Fertility Monotonicity and Average Complexity of the Stack-Sorting Map

Abstract: Let $\mathcal D_n$ denote the average number of iterations of West's stack-sorting map $s$ that are needed to sort a permutation in $S_n$ into the identity permutation $123\cdots n$. We prove that [0.62433\approx\lambda\leq\liminf_{n\to\infty}\frac{\mathcal D_n}{n}\leq\limsup_{n\to\infty}\frac{\mathcal D_n}{n}\leq \frac{3}{5}(7-8\log 2)\approx 0.87289,] where $\lambda$ is the Golomb-Dickman constant.
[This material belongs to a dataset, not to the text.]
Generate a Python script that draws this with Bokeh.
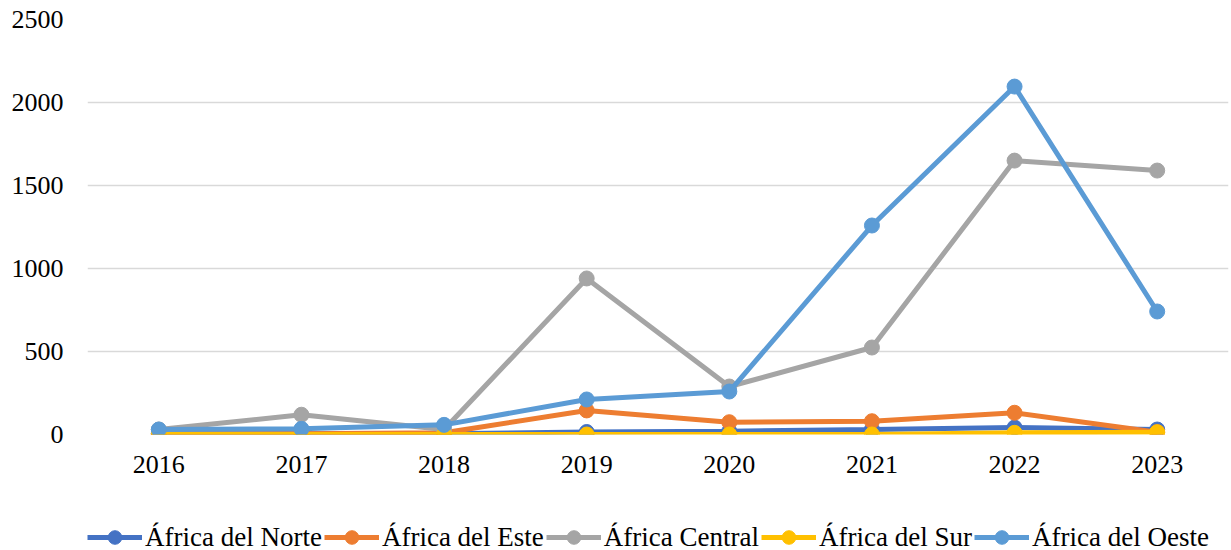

Our lower bound improves upon West's lower bound of $0.23$, and our upper bound is the first improvement upon the trivial upper bound of $1$. We then show that fertilities of permutations increase monotonically upon iterations of $s$. More precisely, we prove that $|s^{-1}(\sigma)|\leq|s^{-1}(s(\sigma))|$ for all $\sigma\in S_n$, where equality holds if and only if $\sigma=123\cdots n$. This is the first theorem that manifests a law-of-diminishing-returns philosophy for the stack-sorting map that B\'ona has proposed. Along the way, we note some connections between the stack-sorting map and the right and left weak orders on $S_n$.